Tuesday, November 9, 2010

The New World We Live In

"We are concerned no longer with cultural inflections, but with a passage from one culture stage to another. In all previous ages, only restricted portions of the surface of the earth were known. Men looked out from the narrowest, upon a somewhat larger neighborhood, and beyond that, a great unknown. They were all, so to say, insular: bound in. Whereas our view is confined no longer to a spot of space on the surface of this earth. It surveys the whole of the plane. And this fact, this lack of horizon, is something new."

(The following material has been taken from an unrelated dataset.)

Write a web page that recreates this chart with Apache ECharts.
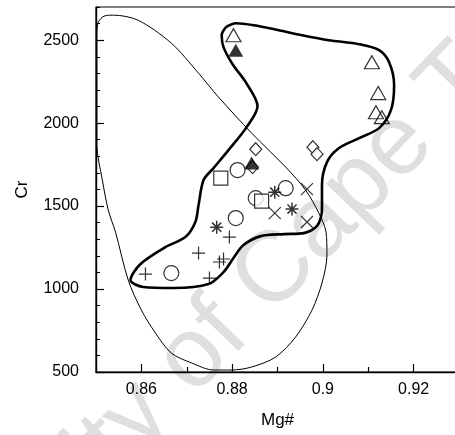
<!DOCTYPE html>
<html>
<head>
<meta charset="utf-8">
<script src="https://cdn.jsdelivr.net/npm/echarts@6/dist/echarts.min.js"></script>
<style>
  html, body { margin: 0; padding: 0; background: #fff; }
  #chart { width: 455px; height: 435px; }
</style>
</head>
<body>
<div id="chart"></div>
<script>
// Axis ticks
const xMajorTicks = [0.86, 0.88, 0.9, 0.92];
const xMinorTicks = [0.85, 0.87, 0.89, 0.91, 0.93];
const yMajorTicks = [500, 1000, 1500, 2000, 2500];
const yMinorTicks = [600, 700, 800, 900, 1100, 1200, 1300, 1400, 1600, 1700, 1800, 1900,
                     2100, 2200, 2300, 2400, 2600, 2700];

// Samples (Mg#, Cr)
const openTriangles   = [[0.8803, 2530], [0.9108, 2367], [0.9122, 2181], [0.9117, 2066], [0.9130, 2036]];
const filledTriangles = [[0.8808, 2440], [0.8843, 1759]];
const diamonds        = [[0.8852, 1843], [0.8845, 1735], [0.8978, 1855], [0.8987, 1813]];
const circles         = [[0.8812, 1717], [0.8918, 1608], [0.8852, 1548], [0.8808, 1428], [0.8666, 1096]];
const squares         = [[0.8775, 1669], [0.8865, 1530]];
const asterisks       = [[0.8894, 1584], [0.8932, 1482], [0.8766, 1373]];
const crosses         = [[0.8965, 1602], [0.8894, 1458], [0.8965, 1404]];
const pluses          = [[0.8794, 1313], [0.8726, 1217], [0.8772, 1163], [0.8781, 1181], [0.8750, 1066], [0.8609, 1090]];

// Field outlines (closed)
const thickField = [
  [0.8786, 2578], [0.8808, 2602], [0.8848, 2590], [0.8903, 2560], [0.8954, 2530],
  [0.9013, 2500], [0.9080, 2476], [0.9124, 2440], [0.9146, 2367], [0.9157, 2229],
  [0.9150, 2078], [0.9124, 1970], [0.9080, 1910], [0.9035, 1849], [0.9009, 1765],
  [0.8998, 1627], [0.8998, 1476], [0.8987, 1380], [0.8958, 1337], [0.8914, 1331],
  [0.8863, 1319], [0.8825, 1265], [0.8803, 1187], [0.8781, 1102], [0.8748, 1030],
  [0.8671, 1006], [0.8604, 1012], [0.8576, 1054], [0.8598, 1151], [0.8653, 1253],
  [0.8697, 1313], [0.8719, 1404], [0.8726, 1506], [0.8737, 1657], [0.8759, 1729],
  [0.8792, 1837], [0.8832, 1976], [0.8856, 2102], [0.8830, 2247], [0.8801, 2355],
  [0.8781, 2458], [0.8777, 2530], [0.8786, 2578]
];
const thinField = [
  [0.8502, 2542], [0.8505, 2608], [0.8518, 2645], [0.8538, 2651], [0.8593, 2620],
  [0.8666, 2482], [0.8726, 2301], [0.8770, 2157], [0.8843, 1940], [0.8918, 1735],
  [0.8962, 1596], [0.8991, 1458], [0.9007, 1343], [0.9009, 1205], [0.8998, 1036],
  [0.8976, 873], [0.8940, 711], [0.8896, 590], [0.8843, 530], [0.8799, 512],
  [0.8759, 512], [0.8711, 554], [0.8666, 614], [0.8631, 735], [0.8600, 873],
  [0.8571, 1054], [0.8543, 1343], [0.8527, 1476], [0.8514, 1657], [0.8502, 1867],
  [0.8502, 2139], [0.8502, 2542]
];

const FONT = 'Liberation Sans, Arial, sans-serif';
const stroke = { color: 'rgba(0,0,0,0)', borderColor: '#000', borderWidth: 1.2 };
const PLUS = 'path://M0,5L10,5M5,0L5,10';
const CROSS = 'path://M0,0L10,10M10,0L0,10';
const STAR = 'path://M5,0L5,10M0,5L10,5M1.5,1.5L8.5,8.5M8.5,1.5L1.5,8.5';

function scatter(data, symbol, size, itemStyle) {
  return { type: 'scatter', data, symbol, symbolSize: size, itemStyle, z: 3, silent: true };
}

const chart = echarts.init(document.getElementById('chart'), null, { renderer: 'canvas' });
chart.setOption({
  animation: false,
  backgroundColor: '#fff',
  graphic: [{
    type: 'text', x: 224, y: 326, rotation: 46 * Math.PI / 180, z: -10, silent: true,
    style: { text: 'University of Cape Town', fill: '#dfdfdf', font: '100px ' + FONT,
             align: 'center', verticalAlign: 'middle' }
  }],
  grid: { left: 96, right: -4, top: 7, bottom: 63, show: true, borderColor: '#000', borderWidth: 1.2,
          outerBoundsMode: 'none', containLabel: false },
  xAxis: [{
    type: 'value', min: 0.85, max: 0.93, name: 'Mg#', nameLocation: 'middle', nameGap: 40,
    nameTextStyle: { fontFamily: FONT, fontSize: 17, color: '#000' },
    axisLine: { lineStyle: { color: '#000', width: 1.4 } },
    axisTick: { inside: true, length: 8, customValues: xMajorTicks, lineStyle: { color: '#000', width: 1.2 } },
    axisLabel: { customValues: xMajorTicks, margin: 10, fontFamily: FONT, fontSize: 16, color: '#000',
                 formatter: v => String(v) },
    splitLine: { show: false }
  }, {
    type: 'value', min: 0.85, max: 0.93, position: 'bottom',
    axisLine: { show: false },
    axisTick: { inside: true, length: 5, customValues: xMinorTicks, lineStyle: { color: '#000', width: 1.2 } },
    axisLabel: { show: false }, splitLine: { show: false }
  }],
  yAxis: [{
    type: 'value', min: 500, max: 2700, interval: 500, name: 'Cr', nameLocation: 'middle', nameGap: 65,
    nameTextStyle: { fontFamily: FONT, fontSize: 17, color: '#000' },
    axisLine: { show: true, lineStyle: { color: '#000', width: 1.4 } },
    axisTick: { show: true, inside: true, length: 8, customValues: yMajorTicks, lineStyle: { color: '#000', width: 1.2 } },
    axisLabel: { margin: 17, fontFamily: FONT, fontSize: 16, color: '#000',
                 customValues: yMajorTicks, formatter: v => String(v) },
    splitLine: { show: false }
  }, {
    type: 'value', min: 500, max: 2700, position: 'left',
    axisLine: { show: false },
    axisTick: { show: true, inside: true, length: 4, customValues: yMinorTicks, lineStyle: { color: '#000', width: 1 } },
    axisLabel: { show: false }, splitLine: { show: false }
  }],
  series: [
    { type: 'line', data: thinField, smooth: 0.3, showSymbol: false, silent: true, z: 2,
      lineStyle: { color: '#000', width: 1 } },
    { type: 'line', data: thickField, smooth: 0.3, showSymbol: false, silent: true, z: 2,
      lineStyle: { color: '#000', width: 2.6 } },
    scatter(openTriangles, 'triangle', [15, 13], stroke),
    scatter(diamonds, 'diamond', [12, 13], { color: '#fff', borderColor: '#000', borderWidth: 1.2 }),
    scatter(filledTriangles, 'triangle', [15, 13], { color: '#000' }),
    scatter(circles, 'circle', 15, { color: '#fff', borderColor: '#000', borderWidth: 1.2 }),
    scatter(squares, 'rect', 14, { color: '#fff', borderColor: '#000', borderWidth: 1.2 }),
    scatter(pluses, PLUS, 13, stroke),
    scatter(crosses, CROSS, 12, stroke),
    scatter(asterisks, STAR, 13, { color: 'rgba(0,0,0,0)', borderColor: '#000', borderWidth: 1.5 })
  ]
});
</script>
</body>
</html>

Leo Frobenious in Monumenta Terrarum (1929)

Sunday, November 7, 2010

The Retro-Romantic Approach

"other theorists then go further and maintain that most of humankind's problems came with the invention of farming itself, because with farming the human animal began to deliberately alter the biosphere for its own gratification, produced a written language that ensconced power in the dogmatic text, produced an agricultural surplus that allowed some individuals to begin to economically control and enslave others, and began the wholesale subjugation of women. And, indeed, most of that did begin with agrarian farming.
So, these theorists maintain, we really should never have gone past hunting-and-gathering societies. The delightful things then said about these societies--some of which were peace-loving and rather egalitarian, and some of which were not--are, at the least, astonishingly one-sided. Until other theorists carefully point out that precious few of these societies were actually egalitarian, that warfare most definitely existed, that the very seeds of sexist subjugation were planted here, that slavery was not unheard of...
We really should have never gone past gorillas, who at least don't deliberately sacrifice their own or engage in renegade warfare, where slavery is nonexistent and no animal is alienated from its own labors. Until you realize...
And so it goes, scraping layers and layers of depth off the Kosmos looking for a Garden of Eden that ever recedes into a shallower darkness.
My point is that it is one thing to remember and embrace and honor our roots; quite another to hack off our leaves and branches and celebrate that as a solution to leaf rot. So we will celebrate the new possibilities of evolution even as we gasp in horror--and try to redress-- the multiplicity of new pathologies."